Give Homeland Security (HSIN) a Red Card

Russ Warner
,
President & COO
Calendar grid icon with the month of August 2023 displayed, showing days Sunday to Saturday.

This week, disturbing information unfolded regarding a cyberattack on the Homeland Security Information Network (HSIN). As the U.S. government's primary platform for sharing sensitive but unclassified data, HSIN is a cornerstone of national security. 

Investigators revealed that threat actors deliberately targeted HSIN servers and SharePoint collaboration systems. This breach is raising massive alarms, especially as the U.S. is coordinating security operations for World Cup matches.

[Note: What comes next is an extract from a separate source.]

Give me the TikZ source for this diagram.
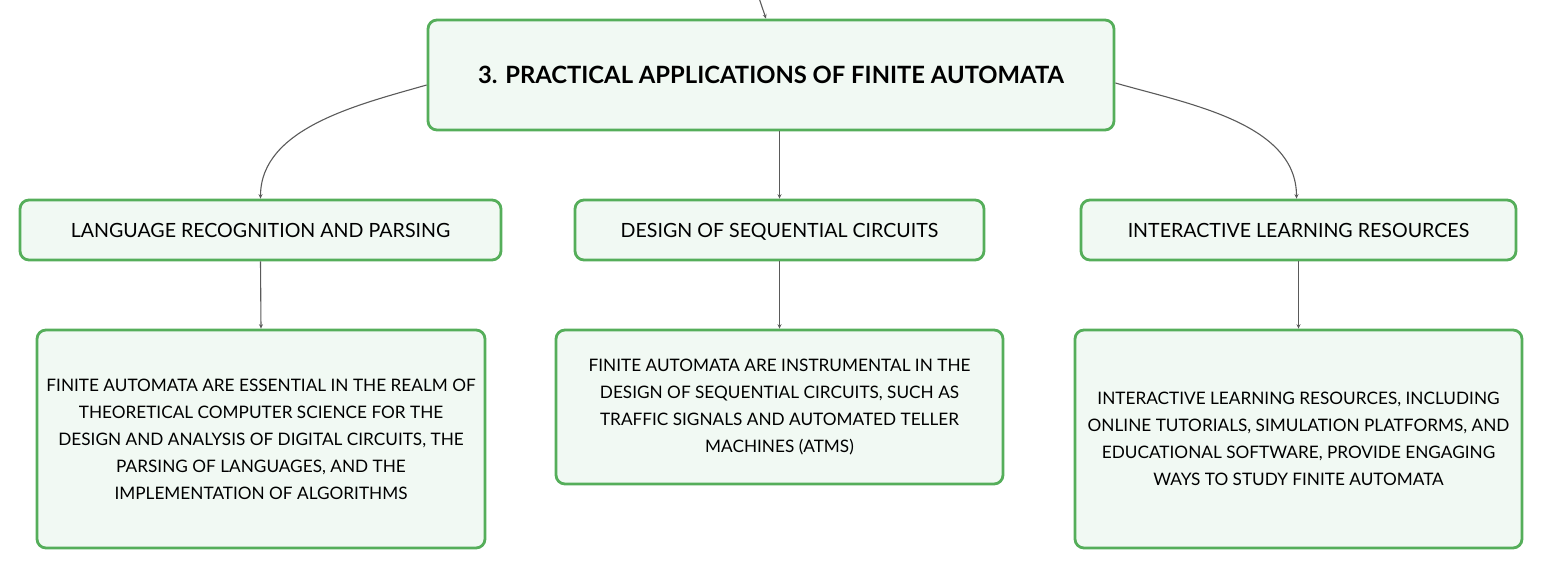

The hackers did not just break through a front door; they slipped past the defense by exploiting asset tracking discrepancies and dangerous visibility gaps across remote network segments. 

In complex networks, threat actors frequently exploit "silent" or unauthorized hardware that is covertly attached to a network segment. If security teams do not have a perfectly accurate, real-time inventory of every device on their network, their systems are open to an attack.

Komodo Eye Can Secure the Field

Komodo Eye helps large organizations and government entities defend their networks and catch these offside devices before they cause catastrophic damage. 

Here’s how:

Rogue Device Detection 

Attackers often spin up a rogue device with an enabled firewall that ignores traditional ping requests, rendering it invisible to standard monitoring tools. Komodo Eye automatically and continuously combs the forwarding tables of every single switch across the entire network.

Komodo Eye searches by MAC address to track down "silent" or firewalled devices. Even if an attacker attempts to stay hidden, Komodo Eye instantly pinpoints the substation, switch, and physical port that the unauthorized hardware is plugged into. 

By identifying threats in seconds rather than hours, it cuts the time needed to locate a rogue device by 98%.

Daily Asset Reconciliation 

To prevent asset tracking discrepancies, Komodo Eye continuously reconciles the active, live network state—detected using live ISIS system IDs and MAC addresses—against the organization's master asset inventory or CMDB (Configuration Management Database).

Through daily synchronizations, the software ingests data from disparate systems to ensure the master inventory list is 100% accurate and reflects the network's real-world state. 

The exact moment an "uninvited" or unauthorized device joins a regulated network segment, the security team is alerted. This eliminates the need for manual hardware audits and permanently closes the asset-tracking gap.

Summary

As the World Cup continues, the stakes for physical and digital security remain high. By implementing automated asset reconciliation and impenetrable rogue device detection, HSIN could hand cybercriminals a “red card” and ensure their critical infrastructure remains secure.